- **DIRECTIVE**:
Read the listing below and copy out every line that holds "this".

- **LISTING**:

#####

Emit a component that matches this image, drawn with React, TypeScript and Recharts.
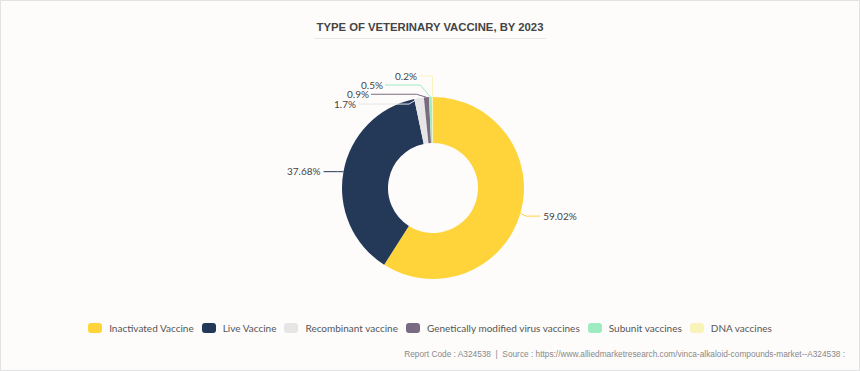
import React from 'react';
import { PieChart, Pie, Cell, Legend } from 'recharts';

const categories = [
  'Inactivated Vaccine',
  'Live Vaccine',
  'Recombinant vaccine',
  'Genetically modified virus vaccines',
  'Subunit vaccines',
  'DNA vaccines',
];
const shares = [59.02, 37.68, 1.7, 0.9, 0.5, 0.2];
const labels = ['59.02%', '37.68%', '1.7%', '0.9%', '0.5%', '0.2%'];
const COLORS = ['#FFD43B', '#243858', '#E6E6E6', '#7A6A82', '#9FEBC2', '#F8F3B9'];

// small slices near the top get stacked labels (like echarts' overlap avoidance)
const STACK_STEP = 9;
const STACK_TEXT_END = [0, 0, 356, 369, 383, 417];

const data = categories.map((name, i) => ({ name, value: shares[i] }));
const RAD = Math.PI / 180;
const FONT = 'Lato, "Open Sans", sans-serif';

function SliceLabel(props: any) {
  const { cx, cy, midAngle, outerRadius, index } = props;
  const ax = cx + outerRadius * Math.cos(-midAngle * RAD);
  const ay = cy + outerRadius * Math.sin(-midAngle * RAD);
  const color = COLORS[index];

  if (index < 2) {
    const right = ax > cx;
    const ex = cx + (outerRadius + 6) * Math.cos(-midAngle * RAD);
    const ey = cy + (outerRadius + 6) * Math.sin(-midAngle * RAD) + 1;
    const tx = ex + (right ? 14 : -14);
    return (
      <g>
        <polyline points={`${ax},${ay} ${ex},${ey} ${tx},${ey}`} fill="none" stroke={color} strokeWidth={1} />
        <text x={tx + (right ? 3 : -3)} y={ey} dy={3.5} textAnchor={right ? 'start' : 'end'} fontSize={10} fill="#444" fontFamily={FONT}>
          {labels[index]}
        </text>
      </g>
    );
  }

  const ly = ay + 6 - (index - 2) * STACK_STEP;
  const textEnd = STACK_TEXT_END[index] - 1;
  const elbowX = index === 5 ? ax : ax - 10;
  return (
    <g>
      <polyline points={`${ax},${ay} ${elbowX},${ly} ${textEnd + 2},${ly}`} fill="none" stroke={color} strokeWidth={1} />
      <text x={textEnd} y={ly} dy={3.5} textAnchor="end" fontSize={10} fill="#444" fontFamily={FONT}>
        {labels[index]}
      </text>
    </g>
  );
}

function LegendContent() {
  return (
    <div style={{ display: 'flex', justifyContent: 'center', gap: 8, fontFamily: FONT, fontSize: 10, color: '#555' }}>
      {categories.map((c, i) => (
        <div key={c} style={{ display: 'flex', alignItems: 'center' }}>
          <span style={{ width: 14, height: 10, borderRadius: 3, background: COLORS[i], marginRight: 7, display: 'inline-block' }} />
          <span>{c}</span>
        </div>
      ))}
    </div>
  );
}

export default function App() {
  return (
    <div
      style={{
        position: 'absolute',
        left: 0,
        top: 0,
        width: 860,
        height: 371,
        boxSizing: 'border-box',
        border: '1px solid #E2E2E2',
        background: '#FDFCFB',
      }}
    >
      <div
        style={{
          position: 'absolute',
          left: 0,
          right: 0,
          top: 20,
          textAlign: 'center',
          fontFamily: '"Liberation Sans", Arial, sans-serif',
          fontWeight: 700,
          fontSize: 11.3,
          color: '#444',
        }}
      >
        <span style={{ display: 'inline-block', paddingBottom: 5, borderBottom: '1px solid #E8E8E8', paddingLeft: 3, paddingRight: 3 }}>
          TYPE OF VETERINARY VACCINE, BY 2023
        </span>
      </div>
      <PieChart
        width={858}
        height={369}
        margin={{ top: 0, right: 0, bottom: 0, left: 0 }}
        style={{ position: 'absolute', left: 0, top: 0 }}
      >
        <Pie
          data={data}
          dataKey="value"
          nameKey="name"
          cx={432}
          cy={187}
          innerRadius={45}
          outerRadius={91}
          startAngle={90}
          endAngle={-270}
          stroke="none"
          label={SliceLabel}
          labelLine={false}
          isAnimationActive={false}
        >
          {data.map((entry, index) => (
            <Cell key={`cell-${index}`} fill={COLORS[index]} />
          ))}
        </Pie>
        <Legend content={<LegendContent />} wrapperStyle={{ top: 321, left: 0, width: 858 }} />
      </PieChart>
      <div
        style={{
          position: 'absolute',
          right: 14,
          top: 348,
          fontFamily: '"Liberation Sans", Arial, sans-serif',
          fontSize: 8.3,
          color: '#888',
        }}
      >
        Report Code : A324538 &nbsp;|&nbsp; Source : https://www.alliedmarketresearch.com/vinca-alkaloid-compounds-market--A324538 :
      </div>
    </div>
  );
}
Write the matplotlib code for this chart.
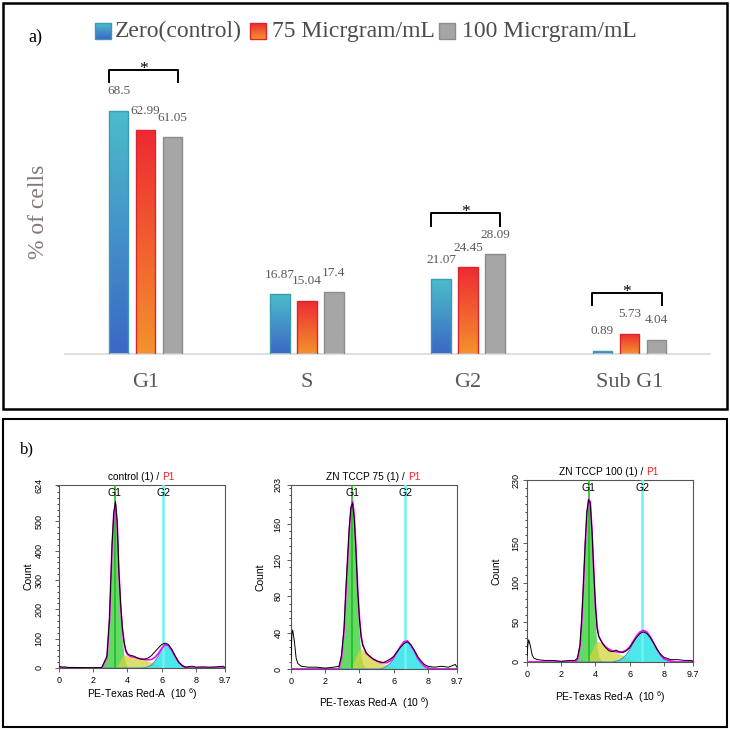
import numpy as np
import matplotlib
matplotlib.use('Agg')
import matplotlib.pyplot as plt
from matplotlib.patches import Rectangle
from matplotlib.colors import LinearSegmentedColormap
from matplotlib.ticker import MultipleLocator

plt.rcParams['font.family'] = ['Liberation Sans', 'DejaVu Sans']
plt.rcParams['mathtext.fontset'] = 'custom'
plt.rcParams['mathtext.rm'] = 'Liberation Sans'

# ---------------- panel a) cell cycle percentages ----------------
phases = ['G1', 'S', 'G2', 'Sub G1']
groups = ['Zero(control)', '75 Micrgram/mL', '100 Micrgram/mL']
zero_ctrl = [68.5, 16.87, 21.07, 0.89]
dose_75 = [62.99, 15.04, 24.45, 5.73]
dose_100 = [61.05, 17.4, 28.09, 4.04]
significant = ['G1', 'G2', 'Sub G1']

# ---------------- panel b) DNA histograms (PE-Texas Red-A, 10^6) ----------------
channel = [0, 0.05, 0.1, 0.2, 0.3, 0.4, 0.6, 1.0, 1.5, 2.0,
           2.5, 2.8, 2.95, 3.1, 3.2, 3.3, 3.4, 3.5, 3.6, 3.7,
           3.8, 3.9, 4.0, 4.1, 4.2, 4.4, 4.6, 4.8, 5.0, 5.2,
           5.4, 5.6, 5.8, 6.0, 6.2, 6.4, 6.6, 6.8, 7.0, 7.2,
           7.4, 7.6, 7.8, 8.0, 8.4, 8.8, 9.2, 9.6, 9.7]

ctrl_count = [5, 4, 5, 3, 4, 3, 2, 2, 1, 1,
              2, 40, 170, 420, 530, 568, 500, 330, 220, 140,
              90, 62, 50, 45, 43, 40, 33, 30, 30, 34,
              42, 55, 68, 80, 85, 80, 62, 40, 20, 8,
              3, 5, 6, 3, 4, 3, 4, 6, 2]
ctrl_g1 = [0, 0, 0, 0, 0, 0, 0, 0, 0, 0,
           0, 35, 165, 415, 525, 560, 485, 310, 185, 95,
           42, 15, 5, 2, 0, 0, 0, 0, 0, 0,
           0, 0, 0, 0, 0, 0, 0, 0, 0, 0,
           0, 0, 0, 0, 0, 0, 0, 0, 0]
ctrl_s = [0, 0, 0, 0, 0, 0, 0, 0, 0, 0,
          0, 0, 0, 0, 0, 0, 8, 18, 30, 40,
          45, 43, 41, 40, 39, 37, 34, 31, 28, 24,
          19, 14, 9, 5, 2, 0, 0, 0, 0, 0,
          0, 0, 0, 0, 0, 0, 0, 0, 0]
ctrl_g2 = [0, 0, 0, 0, 0, 0, 0, 0, 0, 0,
           0, 0, 0, 0, 0, 0, 0, 0, 0, 0,
           0, 0, 0, 0, 0, 0, 0, 0, 1, 4,
           10, 22, 40, 62, 78, 77, 60, 38, 19, 8,
           2, 0, 0, 0, 0, 0, 0, 0, 0]

tccp75_count = [10, 38, 43, 30, 12, 6, 3, 2, 2, 1,
                2, 3, 15, 45, 85, 120, 155, 178, 183, 165,
                128, 85, 55, 35, 26, 18, 14, 11, 9, 8,
                7, 9, 11, 14, 19, 24, 28, 30, 27, 21,
                14, 9, 5, 3, 2, 3, 2, 5, 2]
tccp75_g1 = [0, 0, 0, 0, 0, 0, 0, 0, 0, 0,
             0, 0, 12, 42, 82, 118, 152, 175, 180, 160,
             118, 70, 36, 14, 5, 0, 0, 0, 0, 0,
             0, 0, 0, 0, 0, 0, 0, 0, 0, 0,
             0, 0, 0, 0, 0, 0, 0, 0, 0]
tccp75_s = [0, 0, 0, 0, 0, 0, 0, 0, 0, 0,
            0, 0, 0, 0, 0, 0, 0, 2, 5, 9,
            14, 18, 21, 22, 21, 17, 14, 11, 9, 7,
            6, 4, 3, 2, 1, 0, 0, 0, 0, 0,
            0, 0, 0, 0, 0, 0, 0, 0, 0]
tccp75_g2 = [0, 0, 0, 0, 0, 0, 0, 0, 0, 0,
             0, 0, 0, 0, 0, 0, 0, 0, 0, 0,
             0, 0, 0, 0, 0, 0, 0, 0, 0, 0,
             1, 3, 6, 11, 18, 25, 30, 31, 26, 20,
             12, 7, 3, 1, 0, 0, 0, 0, 0]

tccp100_count = [8, 22, 28, 20, 9, 5, 3, 2, 2, 1,
                 2, 2, 5, 22, 55, 100, 150, 190, 205, 200,
                 165, 115, 70, 42, 32, 24, 18, 14, 13, 15,
                 13, 12, 14, 18, 25, 31, 36, 38, 36, 31,
                 24, 16, 10, 6, 3, 3, 2, 2, 1]
tccp100_g1 = [0, 0, 0, 0, 0, 0, 0, 0, 0, 0,
              0, 0, 3, 20, 52, 98, 147, 185, 200, 192,
              150, 96, 48, 18, 6, 1, 0, 0, 0, 0,
              0, 0, 0, 0, 0, 0, 0, 0, 0, 0,
              0, 0, 0, 0, 0, 0, 0, 0, 0]
tccp100_s = [0, 0, 0, 0, 0, 0, 0, 0, 0, 0,
             0, 0, 0, 0, 0, 0, 1, 3, 6, 10,
             15, 20, 24, 26, 26, 23, 19, 16, 14, 12,
             10, 8, 6, 4, 3, 2, 1, 0, 0, 0,
             0, 0, 0, 0, 0, 0, 0, 0, 0]
tccp100_g2 = [0, 0, 0, 0, 0, 0, 0, 0, 0, 0,
              0, 0, 0, 0, 0, 0, 0, 0, 0, 0,
              0, 0, 0, 0, 0, 0, 0, 0, 0, 1,
              2, 5, 9, 15, 23, 31, 37, 40, 38, 32,
              24, 16, 9, 4, 1, 0, 0, 0, 0]

sample_names = ['control (1) / ', 'ZN TCCP 75 (1) / ', 'ZN TCCP 100 (1) / ']
y_max = [624, 203, 230]
y_ticks = [[0, 100, 200, 300, 400, 500, 624],
           [0, 40, 80, 120, 160, 203],
           [0, 50, 100, 150, 230]]
g1_gate = [3.25, 3.57, 3.62]
g2_gate = [6.08, 6.67, 6.73]
x_ticks = [0, 2, 4, 6, 8, 9.7]

fig = plt.figure(figsize=(7.3, 7.3), dpi=100, facecolor='white')
W = 730.0


def px_axes(l, t, r, b):
    return fig.add_axes([l / W, 1 - b / W, (r - l) / W, (b - t) / W])


# overlay in pixel coordinates for frames and free text
ov = fig.add_axes([0, 0, 1, 1], zorder=5)
ov.set_xlim(0, 730)
ov.set_ylim(730, 0)
ov.axis('off')
ov.patch.set_alpha(0)

ov.add_patch(Rectangle((3, 3), 724, 406, fill=False, ec='black', lw=1.8))
ov.add_patch(Rectangle((3, 419), 724, 308, fill=False, ec='black', lw=1.5))
ov.text(35, 37, 'a)', fontsize=13, family='Liberation Serif', ha='center', va='center')
ov.text(27, 449, 'b)', fontsize=12, family='Liberation Serif', ha='center', va='center')

# ---------------- bar chart ----------------
bar_top = ['#4cbccb', '#ef2a33', '#a6a6a6']
bar_bottom = ['#3b68c6', '#f3922c', '#a6a6a6']
bar_edge = ['#3a9cb2', '#d8262c', '#8c8c8c']

ax = px_axes(65, 60, 710, 354)
ax.patch.set_alpha(0)
x = np.arange(len(phases))
offsets = [-0.168, 0.0, 0.168]
width = 0.121
series = [zero_ctrl, dose_75, dose_100]
for k, vals in enumerate(series):
    bars = ax.bar(x + offsets[k], vals, width, facecolor='none',
                  edgecolor=bar_edge[k], lw=1.0, zorder=3)
    cmap = LinearSegmentedColormap.from_list('g%d' % k, [bar_bottom[k], bar_top[k]])
    for rect in bars:
        x0, h = rect.get_x(), rect.get_height()
        im = ax.imshow(np.linspace(0, 1, 64).reshape(-1, 1), cmap=cmap, origin='lower',
                       extent=[x0, x0 + rect.get_width(), 0, h], aspect='auto', zorder=2)
        im.set_clip_path(rect)
    for xi, v in zip(x + offsets[k], vals):
        ax.annotate(f'{v:g}', (xi, v), xytext=(0, 14), textcoords='offset points',
                    ha='center', va='center', fontsize=9.5, color='#595959',
                    family='Liberation Serif')

for name in significant:
    i = phases.index(name)
    top = max(s[i] for s in series) + 11.5
    l, r = i - 0.23, i + 0.2
    ax.plot([l, l, r, r], [top - 3.5, top, top, top - 3.5], color='black', lw=1.4,
            clip_on=False, zorder=4)
    ax.annotate('*', ((l + r) / 2, top), xytext=(0, -2), textcoords='offset points',
                ha='center', va='baseline', fontsize=12.5, family='Liberation Serif')

ax.set_xlim(-0.5, 3.5)
ax.set_ylim(0, 82.8)
for sp in ['top', 'right', 'left']:
    ax.spines[sp].set_visible(False)
ax.spines['bottom'].set_color('#d9d9d9')
ax.spines['bottom'].set_linewidth(1.2)
ax.set_yticks([])
ax.set_xticks(x)
ax.set_xticklabels(phases, fontsize=16, color='#595959', family='Liberation Serif')
ax.tick_params(axis='x', length=0, pad=14)
ov.text(38, 212, '% of cells', rotation=90, fontsize=17, color='#857878',
        family='Liberation Serif', ha='center', va='center')

# legend
leg_sq = [95, 250, 439]
leg_tx = [115, 272, 462]
for k, name in enumerate(groups):
    cmap = LinearSegmentedColormap.from_list('l%d' % k, [bar_bottom[k], bar_top[k]])
    ov.imshow(np.linspace(0, 1, 32).reshape(-1, 1), cmap=cmap, origin='lower',
              extent=[leg_sq[k], leg_sq[k] + 16, 39, 23], aspect='auto')
    ov.add_patch(Rectangle((leg_sq[k], 23), 16, 16, fill=False, ec=bar_edge[k], lw=1))
    ov.text(leg_tx[k], 31, name, fontsize=17, color='#4d4d4d', family='Liberation Serif',
            ha='left', va='center')
ov.set_xlim(0, 730)
ov.set_ylim(730, 0)

# ---------------- histograms ----------------
hist_data = [(ctrl_count, ctrl_g1, ctrl_s, ctrl_g2),
             (tccp75_count, tccp75_g1, tccp75_s, tccp75_g2),
             (tccp100_count, tccp100_g1, tccp100_s, tccp100_g2)]
boxes = [(59, 485, 225, 668), (291, 485, 457, 669), (527, 480, 693, 662)]
title_split = [0.62, 0.705, 0.72]
ylabel_x = [29, 261, 497]
xlabel_y = [694, 703, 697]
ytick_pad = [8, 3.2, 1.8]
minor_step = [20, 8, 10]

for p in range(3):
    counts, g1, s, g2 = hist_data[p]
    hx = px_axes(*boxes[p])
    hx.fill_between(channel, g1, color='#3fd03f', alpha=0.8, lw=0, zorder=1)
    hx.fill_between(channel, s, color='#d4d43c', alpha=0.75, lw=0, zorder=2)
    hx.fill_between(channel, g2, color='#2de3e8', alpha=0.85, lw=0, zorder=2)
    hx.plot(channel, g2, color='#3b8fd0', lw=0.8, zorder=3)
    hx.axvline(g1_gate[p], color='#22bb22', lw=1.2, zorder=3)
    hx.axvline(g2_gate[p], color='#6ff2f2', lw=1.8, zorder=3)
    model = [a + b + c for a, b, c in zip(g1, s, g2)]
    hx.plot(channel, model, color='#ff00ff', lw=1.2, zorder=4)
    hx.plot(channel, counts, color='black', lw=0.7, zorder=5)
    hx.text(g1_gate[p], y_max[p] * 0.985, 'G1', ha='center', va='top', fontsize=7.5, zorder=6)
    hx.text(g2_gate[p], y_max[p] * 0.985, 'G2', ha='center', va='top', fontsize=7.5, zorder=6)

    hx.set_xlim(0, 9.7)
    hx.set_ylim(0, y_max[p])
    hx.set_xticks(x_ticks)
    hx.set_xticklabels([f'{t:g}' for t in x_ticks])
    hx.set_yticks(y_ticks[p])
    hx.yaxis.set_minor_locator(MultipleLocator(minor_step[p]))
    hx.tick_params(labelsize=6.5, length=3, width=0.6, color='#444444')
    hx.tick_params(axis='y', which='minor', length=1.5, width=0.5)
    hx.tick_params(axis='y', pad=ytick_pad[p])
    hx.tick_params(axis='x', pad=2.5)
    plt.setp(hx.get_yticklabels(), rotation=90, va='center')
    for sp in hx.spines.values():
        sp.set_color('#555555')
        sp.set_linewidth(0.8)

    hx.annotate(sample_names[p], (title_split[p], 1.0), xycoords='axes fraction',
                xytext=(0, 2), textcoords='offset points', ha='right', va='bottom', fontsize=7.3)
    hx.annotate('P1', (title_split[p], 1.0), xycoords='axes fraction',
                xytext=(0, 2), textcoords='offset points', ha='left', va='bottom',
                fontsize=7.3, color='#ff2020')

    cx = (boxes[p][0] + boxes[p][2]) / 2
    ov.text(cx, xlabel_y[p], 'PE-Texas Red-A  (10 ${}^{6}$)', fontsize=7.5, ha='center', va='center')
    ov.text(ylabel_x[p], (boxes[p][1] + boxes[p][3]) / 2, 'Count', rotation=90, fontsize=7.5,
            ha='center', va='center')

fig.savefig('out.png', dpi=100, facecolor='white')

#####

- **WRITTEN REPLY**:
Emit a component that matches this image, drawn with React, TypeScript and Recharts.
Write the matplotlib code for this chart.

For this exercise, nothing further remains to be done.